Jati Diri Egalitarian Sunda Banten dalam Kisah Saidjah
Konteks sosiolinguistik Sunda Banten yang secara alami egaliter dan minim stratifikasi bahasa secara tidak langsung mendukung semangat roman Multatuli. Berbeda dengan Sunda Priangan yang dipimpin oleh bangsawan yang ketat menjaga hierarki, Sunda Banten, terutama di wilayah Kanekes (Baduy) dan sekitarnya, dikenal karena kesederhanaan dan struktur sosialnya yang lebih rata.
Baca Juga: 74% Pria Merokok! Indonesia Negeri Para Perokok
Tragedi Saidjah dan Adinda petani yang diperas oleh bupati mereka sendiri (seorang Ménak Sunda) menjadi penegasan bahwa sistem kolonial telah merusak struktur adat dan menghilangkan kesetaraan yang secara alamiah dimiliki oleh masyarakat Sunda di wilayah barat. Dengan demikian, Max Havelaar tidak hanya mengkritik Belanda, tetapi juga secara implisit mengkritik elite Sunda yang tunduk dan bersekongkol dengan penjajah.
Secara keseluruhan, pertanyaan yang diajukan oleh Binhad Nurrohmat mengenai nama Adinda di Lebak abad ke-19 berfungsi sebagai kunci untuk membuka wawasan lintas disiplin.

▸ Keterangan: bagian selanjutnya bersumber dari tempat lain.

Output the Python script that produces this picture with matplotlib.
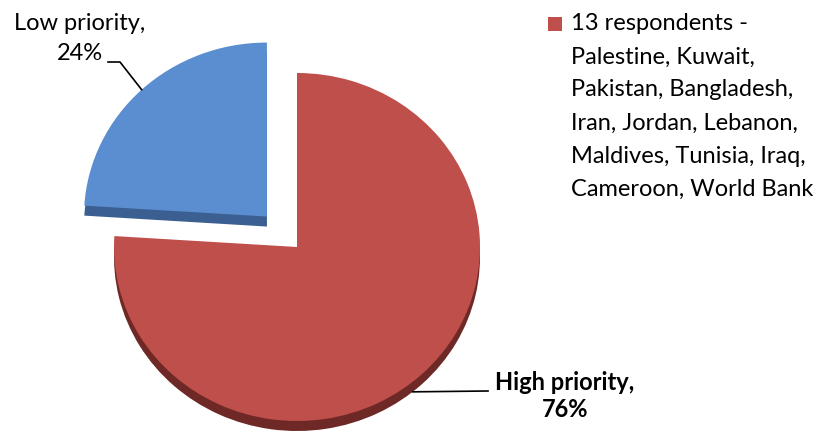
import numpy as np
import matplotlib
matplotlib.use("Agg")
import matplotlib.pyplot as plt
from matplotlib.patches import Rectangle
from matplotlib.lines import Line2D

categories = ["High priority", "Low priority"]
shares = [76, 24]
legend_lines = ["13 respondents -", "Palestine, Kuwait,", "Pakistan, Bangladesh,",
                "Iran, Jordan, Lebanon,", "Maldives, Tunisia, Iraq,", "Cameroon, World Bank"]

plt.rcParams['font.family'] = ['Lato', 'DejaVu Sans']

W, H = 824, 436
fig = plt.figure(figsize=(W / 100, H / 100), dpi=100)
ax = fig.add_axes([0, 0, 1, 1])

# pie centre / radii in pixels (y from top)
cx, cy = 297, 247
rx, ry = 183, 174
depth = 10 / ry

face = ['#BE4F4B', '#5A8ED0']
side = ['#6E2826', '#3A5F90']
explode = [0, 0.24]

ax.pie(shares, explode=explode, startangle=90, counterclock=False, colors=side,
       center=(0, -depth), wedgeprops=dict(linewidth=0))
wedges, _ = ax.pie(shares, explode=explode, startangle=90, counterclock=False,
                   colors=face, wedgeprops=dict(linewidth=0))
ax.set_aspect('auto')
ax.set_xlim(-cx / rx, (W - cx) / rx)
ax.set_ylim(-(H - cy) / ry, cy / ry)
ax.axis('off')


def px(x, y):
    return x / W, 1 - y / H


def wedge_tip(w, shift=0.0, dy=0.0):
    mid = np.deg2rad((w.theta1 + w.theta2) / 2 + shift)
    return w.center[0] + np.cos(mid) * w.r, w.center[1] + np.sin(mid) * w.r + dy


def leader(tip, pts):
    d = ax.transData.transform(tip)
    f = fig.transFigure.inverted().transform(d)
    xs = [f[0]] + [px(*p)[0] for p in pts]
    ys = [f[1]] + [px(*p)[1] for p in pts]
    fig.add_artist(Line2D(xs, ys, color='black', lw=1.2))


fs = 17
# low priority label
fig.text(*px(80, 24), categories[1] + ",", ha='center', va='center', fontsize=fs)
fig.text(*px(80, 54), f"{shares[1]}%", ha='center', va='center', fontsize=fs)
leader(wedge_tip(wedges[1]), [(120, 62), (108, 62)])

# high priority label
fig.text(*px(565, 382), categories[0] + ",", ha='center', va='center', fontsize=fs, fontweight='bold')
fig.text(*px(565, 409), f"{shares[0]}%", ha='center', va='center', fontsize=fs, fontweight='bold')
leader(wedge_tip(wedges[0], shift=-4, dy=-depth), [(488, 391)])

# legend
x0, y0 = px(548, 31)
fig.add_artist(Rectangle((x0, y0), 14 / W, 14 / H, transform=fig.transFigure,
                         color=face[0], lw=0))
for i, line in enumerate(legend_lines):
    fig.text(*px(571, 24 + 33 * i), line, ha='left', va='center', fontsize=fs)

fig.savefig("out.png", dpi=100)
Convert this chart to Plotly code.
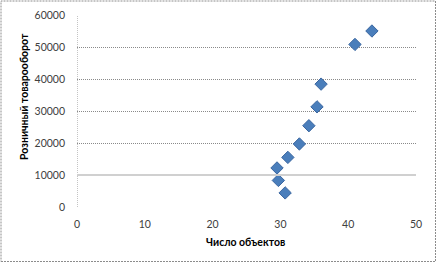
import plotly.graph_objects as go

W, H = 437, 263
objects_count = [43.5, 41.0, 36.0, 35.4, 34.2, 32.8, 31.1, 29.5, 29.7, 30.7]
retail_turnover = [55000, 50800, 38400, 31300, 25400, 19700, 15500, 12200, 8300, 4400]
x_ticks = [0, 10, 20, 30, 40, 50]
y_ticks = [0, 10000, 20000, 30000, 40000, 50000, 60000]
y_tick_labels = [str(v) for v in y_ticks]
x_tick_labels = [str(v) for v in x_ticks]
x_title = "Число объектов"
y_title = "Розничный товарооборот"

# plot area in pixels
L, R, T, B = 77, 416, 15, 207

fig = go.Figure()
fig.add_trace(go.Scatter(
    x=objects_count, y=retail_turnover, mode="markers",
    marker=dict(symbol="diamond", size=9.5, color="#4a7ebb",
                line=dict(color="#3a66a0", width=1)),
    showlegend=False, hoverinfo="skip"))

font = dict(family="Lato, Carlito, sans-serif", size=10.5, color="#404040")
tfont = dict(family="Lato, Carlito, sans-serif", size=10.5, color="#000000")
fig.update_layout(
    width=W, height=H, margin=dict(l=0, r=0, t=0, b=0),
    paper_bgcolor="white", plot_bgcolor="white", font=font,
    xaxis=dict(domain=[L / W, R / W], range=[0, 50], tickvals=x_ticks,
               ticktext=x_tick_labels,
               showgrid=False, zeroline=False, showline=False,
               ticks="", automargin=False, tickfont=font, ticklabelstandoff=9),
    yaxis=dict(domain=[1 - B / H, 1 - T / H], range=[0, 60000], tickvals=y_ticks,
               ticktext=y_tick_labels,
               showgrid=True, gridcolor="#8a8a8a", griddash="1px,1px", gridwidth=1,
               zeroline=False, showline=False, ticks="", automargin=False,
               tickfont=font, ticklabelstandoff=11),
)
# light solid line at 10000 seen in reference
fig.add_shape(type="line", xref="x", yref="y", x0=0, x1=50, y0=10000, y1=10000,
              line=dict(color="#d0d0d0", width=2), layer="above")
# dotted left axis line
fig.add_shape(type="line", xref="x", yref="y", x0=0, x1=0, y0=0, y1=60000,
              line=dict(color="#8a8a8a", width=1, dash="1px,1px"), layer="below")
# outer chart border
fig.add_shape(type="rect", xref="paper", yref="paper",
              x0=1 / W, x1=1 - 1.5 / W, y0=1.5 / H, y1=1 - 1 / H,
              line=dict(color="#8c8c8c", width=1, dash="2px,1px"))

fig.add_annotation(text=f"<b>{x_title}</b>", xref="paper", yref="paper",
                   x=246 / W, y=1 - 242 / H, xanchor="center", yanchor="middle",
                   showarrow=False, font=tfont)
fig.add_annotation(text=f"<b>{y_title}</b>", xref="paper", yref="paper",
                   x=24 / W, y=1 - 97 / H, xanchor="center", yanchor="middle",
                   showarrow=False, textangle=-90, font=tfont)

fig.write_html("out.html")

Nama Adinda bukanlah panggilan lazim harian masyarakat Sunda Banten yang egaliter, melainkan sapaan Melayu Tinggi yang secara puitis diangkat oleh Multatuli untuk memanusiakan penderitaan rakyat.
Dalam konteks yang lebih luas, kisah ini menjadi titik temu di mana Sunda Banten sebuah dialek dengan jati diri non-hierarkis yang dipertahankan kuat di Lebak berinteraksi dengan narasi kolonial. Roman Max Havelaar pada akhirnya tidak hanya merekam sejarah penindasan, tetapi juga mengabadikan identitas linguistik dan sosial masyarakat Sunda di Banten yang tangguh, di mana kesetaraan sosial yang tercermin dalam bahasa mereka (minimnya undak usuk) turut menegaskan kontras tragis antara idealisme lokal dan kekejaman sistem feodal kolonial.